━━━ DATA EXCERPT ━━━
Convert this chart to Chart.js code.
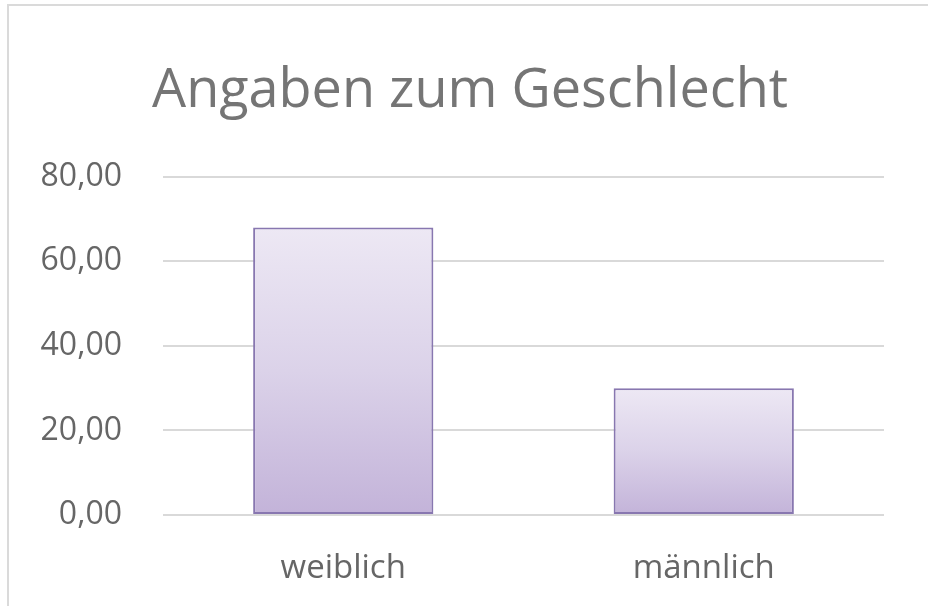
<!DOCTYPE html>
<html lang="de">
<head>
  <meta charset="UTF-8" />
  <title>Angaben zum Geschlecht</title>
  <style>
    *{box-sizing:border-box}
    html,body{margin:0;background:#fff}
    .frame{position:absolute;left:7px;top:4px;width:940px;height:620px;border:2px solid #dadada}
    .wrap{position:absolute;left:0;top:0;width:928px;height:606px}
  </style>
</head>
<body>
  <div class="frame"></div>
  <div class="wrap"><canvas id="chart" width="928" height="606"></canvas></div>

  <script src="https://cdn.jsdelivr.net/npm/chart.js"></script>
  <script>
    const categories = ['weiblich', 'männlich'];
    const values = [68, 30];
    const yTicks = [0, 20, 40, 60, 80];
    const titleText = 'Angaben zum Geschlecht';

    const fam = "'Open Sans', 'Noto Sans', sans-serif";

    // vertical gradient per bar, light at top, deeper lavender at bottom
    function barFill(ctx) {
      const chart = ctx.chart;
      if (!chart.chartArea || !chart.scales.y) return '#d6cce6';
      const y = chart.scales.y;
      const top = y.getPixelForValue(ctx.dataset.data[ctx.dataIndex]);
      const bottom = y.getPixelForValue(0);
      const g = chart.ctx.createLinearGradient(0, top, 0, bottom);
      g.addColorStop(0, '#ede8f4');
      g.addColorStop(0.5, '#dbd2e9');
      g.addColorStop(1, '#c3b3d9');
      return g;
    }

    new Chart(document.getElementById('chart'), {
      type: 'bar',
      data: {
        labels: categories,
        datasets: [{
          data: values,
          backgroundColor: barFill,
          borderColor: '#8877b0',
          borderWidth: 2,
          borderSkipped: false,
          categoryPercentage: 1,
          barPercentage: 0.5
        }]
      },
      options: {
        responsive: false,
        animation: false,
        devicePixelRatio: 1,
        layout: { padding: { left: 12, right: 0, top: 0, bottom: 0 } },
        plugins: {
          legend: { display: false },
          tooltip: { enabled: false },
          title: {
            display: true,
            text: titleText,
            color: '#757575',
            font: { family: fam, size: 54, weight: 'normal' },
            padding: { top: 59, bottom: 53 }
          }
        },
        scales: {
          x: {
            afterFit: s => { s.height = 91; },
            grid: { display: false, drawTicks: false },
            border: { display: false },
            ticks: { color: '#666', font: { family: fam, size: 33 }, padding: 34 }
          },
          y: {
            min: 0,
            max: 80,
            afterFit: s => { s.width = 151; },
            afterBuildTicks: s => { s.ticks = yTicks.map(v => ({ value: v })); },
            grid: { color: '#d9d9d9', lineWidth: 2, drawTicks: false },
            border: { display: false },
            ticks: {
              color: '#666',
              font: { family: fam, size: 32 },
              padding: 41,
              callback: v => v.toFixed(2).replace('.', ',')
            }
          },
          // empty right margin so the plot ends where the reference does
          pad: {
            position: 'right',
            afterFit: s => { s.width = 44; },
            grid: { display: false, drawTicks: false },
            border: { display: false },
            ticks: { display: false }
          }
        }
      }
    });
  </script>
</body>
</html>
━━━
EXERCISE DIRECTIONS: From start to finish, output the listing exactly, but omit its pictures.

OUTPUT FOR THIS TASK:
Convert this chart to Chart.js code.
<!DOCTYPE html>
<html lang="de">
<head>
  <meta charset="UTF-8" />
  <title>Angaben zum Geschlecht</title>
  <style>
    *{box-sizing:border-box}
    html,body{margin:0;background:#fff}
    .frame{position:absolute;left:7px;top:4px;width:940px;height:620px;border:2px solid #dadada}
    .wrap{position:absolute;left:0;top:0;width:928px;height:606px}
  </style>
</head>
<body>
  <div class="frame"></div>
  <div class="wrap"><canvas id="chart" width="928" height="606"></canvas></div>

  <script src="https://cdn.jsdelivr.net/npm/chart.js"></script>
  <script>
    const categories = ['weiblich', 'männlich'];
    const values = [68, 30];
    const yTicks = [0, 20, 40, 60, 80];
    const titleText = 'Angaben zum Geschlecht';

    const fam = "'Open Sans', 'Noto Sans', sans-serif";

    // vertical gradient per bar, light at top, deeper lavender at bottom
    function barFill(ctx) {
      const chart = ctx.chart;
      if (!chart.chartArea || !chart.scales.y) return '#d6cce6';
      const y = chart.scales.y;
      const top = y.getPixelForValue(ctx.dataset.data[ctx.dataIndex]);
      const bottom = y.getPixelForValue(0);
      const g = chart.ctx.createLinearGradient(0, top, 0, bottom);
      g.addColorStop(0, '#ede8f4');
      g.addColorStop(0.5, '#dbd2e9');
      g.addColorStop(1, '#c3b3d9');
      return g;
    }

    new Chart(document.getElementById('chart'), {
      type: 'bar',
      data: {
        labels: categories,
        datasets: [{
          data: values,
          backgroundColor: barFill,
          borderColor: '#8877b0',
          borderWidth: 2,
          borderSkipped: false,
          categoryPercentage: 1,
          barPercentage: 0.5
        }]
      },
      options: {
        responsive: false,
        animation: false,
        devicePixelRatio: 1,
        layout: { padding: { left: 12, right: 0, top: 0, bottom: 0 } },
        plugins: {
          legend: { display: false },
          tooltip: { enabled: false },
          title: {
            display: true,
            text: titleText,
            color: '#757575',
            font: { family: fam, size: 54, weight: 'normal' },
            padding: { top: 59, bottom: 53 }
          }
        },
        scales: {
          x: {
            afterFit: s => { s.height = 91; },
            grid: { display: false, drawTicks: false },
            border: { display: false },
            ticks: { color: '#666', font: { family: fam, size: 33 }, padding: 34 }
          },
          y: {
            min: 0,
            max: 80,
            afterFit: s => { s.width = 151; },
            afterBuildTicks: s => { s.ticks = yTicks.map(v => ({ value: v })); },
            grid: { color: '#d9d9d9', lineWidth: 2, drawTicks: false },
            border: { display: false },
            ticks: {
              color: '#666',
              font: { family: fam, size: 32 },
              padding: 41,
              callback: v => v.toFixed(2).replace('.', ',')
            }
          },
          // empty right margin so the plot ends where the reference does
          pad: {
            position: 'right',
            afterFit: s => { s.width = 44; },
            grid: { display: false, drawTicks: false },
            border: { display: false },
            ticks: { display: false }
          }
        }
      }
    });
  </script>
</body>
</html>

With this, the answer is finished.